Remittance flows to developing countries are expected to remain resilient compared to private flows which are expected to fall by 40-50 percent in 2009. There are several reasons for the resilience of remittance flows during economic downturns in remittance-source countries:

  • Remittances are sent by the cumulated flows of migrants over the years, not only by the new migrants of the last year or two. This makes remittances persistent over time. There is little evidence that migrant stocks are being affected, although new flows may be falling. In the past, these flows have represented some 2 percent of migrant stocks in the United States, 4 percent in the EU15 countries and about 5 percent in Gulf Cooperation Council countries. 
  • Remittances are a small part of migrants’ incomes, and migrants typically continue to send remittances when hit by income shocks – drawing down their savings, working longer hours, and even cutting into consumption in order to send remittances.
  • Because of a rise in rise in anti-immigration sentiments and tighter border controls, especially in the U.S and also in Europe, the duration of migration appears to have increased. Those staying back are likely to continue to send remittances.
  • If migrants do indeed return, they are likely to take back accumulated savings. This may have been the case in India during the Gulf war of 1990-91 which forced a large number of Indian workers in the Gulf to return home. Also the “safe haven” factor or “home-bias” can cause remittances for investment purposes to return home during an economic down turn in the host country.
  • Several high-income OECD remittance source countries are likely to undertake large fiscal stimulus packages in response to the financial crisis. This increase in public expenditure, if directed to public infrastructure projects, will increase demand for both native and migrant workers.  Also documented migrants are likely to send more remittances to their families, to make up for a fall in remittances by undocumented migrants.

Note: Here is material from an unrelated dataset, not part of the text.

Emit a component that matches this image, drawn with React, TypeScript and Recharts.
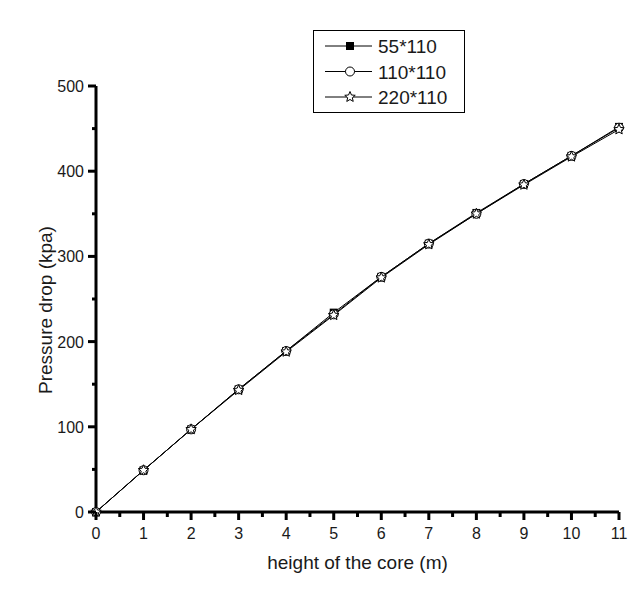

Many countries have tightened immigration controls in response to the current financial crisis and domestic labor market pressures. However, employers facing a profit squeeze require more flexibility in hiring, not less. Migrants are typically highly flexible in terms of willingness to work for lower wages or move to other sectors and locations in response to changes in labor market conditions. Tighter controls on hiring foreign workers will segment labor markets and reduce the ability of employers to adjust to the effects of the financial crisis. 

Comments

Submitted by Ryan Hahn on
Hi Dilip - thanks for this interesting post. This is a small bit of welcome news in a generally negative environment. But let me play the devil's advocate for a second. You state that "If migrants do indeed return, they are likely to take back accumulated savings." If this is the case, then the flatlining or small increases in remittances (rather than a drop) is just a blip before remittances fall, as migrants return to their home country. To what extent do you think this is the case for any of the countries for which there are data? Thanks, Ryan

Submitted by Dilip on
Ryan - Good point. What we saw in the case of the return of Indian migrants during the 1990-91 Gulf war was actually an increase in remittances for a short period - because of the savings brought back - followed by a reversion to the trend level that existed before the war. When the destination countries recover from crisis and their job markets firm up, the migrants who had returned would be the first ones to go back and the flow of remittances would resume. We are/will be tracking this closely. Thanks for bringing this up.